Exercise brief:
Your answer should be a single number: the count of lines containing "code".

** START OF Collected data **

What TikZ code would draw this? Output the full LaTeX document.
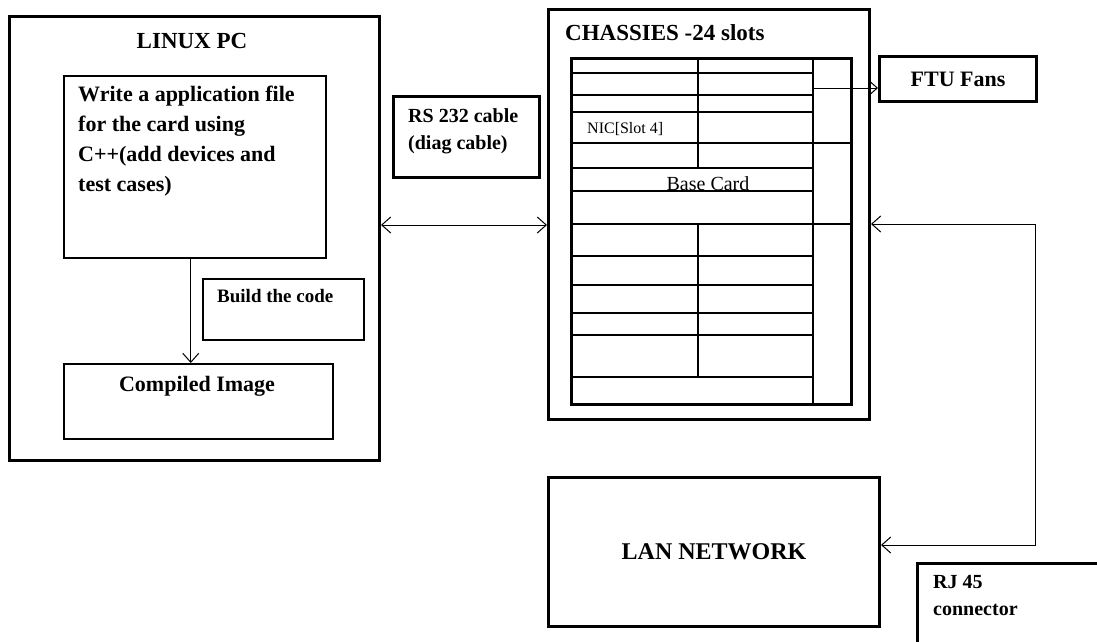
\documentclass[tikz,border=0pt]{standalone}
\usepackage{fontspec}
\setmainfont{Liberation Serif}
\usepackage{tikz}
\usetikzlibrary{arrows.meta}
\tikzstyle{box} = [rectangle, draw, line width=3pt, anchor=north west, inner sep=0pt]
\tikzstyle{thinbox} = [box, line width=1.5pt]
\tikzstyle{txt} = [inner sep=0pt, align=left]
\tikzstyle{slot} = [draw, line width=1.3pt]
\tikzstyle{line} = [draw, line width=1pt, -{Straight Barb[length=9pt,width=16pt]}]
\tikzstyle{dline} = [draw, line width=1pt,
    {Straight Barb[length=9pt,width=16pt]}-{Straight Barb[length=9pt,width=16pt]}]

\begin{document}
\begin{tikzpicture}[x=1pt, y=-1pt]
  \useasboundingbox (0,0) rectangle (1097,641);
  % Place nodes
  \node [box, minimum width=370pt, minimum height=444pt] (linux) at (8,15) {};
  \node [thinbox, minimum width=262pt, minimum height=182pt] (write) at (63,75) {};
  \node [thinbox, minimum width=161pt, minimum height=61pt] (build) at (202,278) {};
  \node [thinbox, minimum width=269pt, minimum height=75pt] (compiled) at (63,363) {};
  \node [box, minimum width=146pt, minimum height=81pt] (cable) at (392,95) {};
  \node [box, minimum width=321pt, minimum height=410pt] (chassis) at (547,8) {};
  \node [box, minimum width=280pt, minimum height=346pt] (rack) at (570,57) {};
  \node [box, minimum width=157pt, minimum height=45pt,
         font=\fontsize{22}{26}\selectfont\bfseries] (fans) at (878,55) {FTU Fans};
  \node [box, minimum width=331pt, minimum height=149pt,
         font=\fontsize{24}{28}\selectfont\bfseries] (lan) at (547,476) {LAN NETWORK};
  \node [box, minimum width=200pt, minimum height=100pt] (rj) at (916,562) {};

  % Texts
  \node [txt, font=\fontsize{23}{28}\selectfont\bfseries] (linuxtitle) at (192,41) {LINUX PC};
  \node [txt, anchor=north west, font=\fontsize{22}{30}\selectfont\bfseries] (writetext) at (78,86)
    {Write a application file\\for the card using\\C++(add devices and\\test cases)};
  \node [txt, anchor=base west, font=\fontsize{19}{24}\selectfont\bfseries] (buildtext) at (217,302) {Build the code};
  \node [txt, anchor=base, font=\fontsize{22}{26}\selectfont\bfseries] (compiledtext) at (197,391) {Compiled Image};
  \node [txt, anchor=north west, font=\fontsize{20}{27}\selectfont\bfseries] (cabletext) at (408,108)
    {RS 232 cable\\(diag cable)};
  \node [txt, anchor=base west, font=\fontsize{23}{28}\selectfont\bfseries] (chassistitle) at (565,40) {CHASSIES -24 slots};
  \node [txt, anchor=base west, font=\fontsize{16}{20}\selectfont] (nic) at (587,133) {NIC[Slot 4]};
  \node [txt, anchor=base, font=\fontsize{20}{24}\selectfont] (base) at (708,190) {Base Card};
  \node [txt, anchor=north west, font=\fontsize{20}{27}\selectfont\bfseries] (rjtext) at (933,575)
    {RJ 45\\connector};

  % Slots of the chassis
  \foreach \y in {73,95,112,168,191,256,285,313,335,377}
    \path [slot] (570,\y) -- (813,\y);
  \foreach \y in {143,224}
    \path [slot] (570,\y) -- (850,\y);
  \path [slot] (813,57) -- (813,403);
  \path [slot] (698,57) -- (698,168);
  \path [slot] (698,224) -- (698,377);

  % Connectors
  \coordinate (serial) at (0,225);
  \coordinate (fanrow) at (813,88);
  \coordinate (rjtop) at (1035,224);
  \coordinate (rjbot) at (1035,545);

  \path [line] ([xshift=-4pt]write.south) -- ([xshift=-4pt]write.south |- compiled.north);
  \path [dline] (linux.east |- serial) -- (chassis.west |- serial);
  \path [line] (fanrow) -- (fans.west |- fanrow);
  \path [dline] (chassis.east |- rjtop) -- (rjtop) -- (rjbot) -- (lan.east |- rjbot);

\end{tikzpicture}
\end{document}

** END OF Collected data **

Exercise output:
2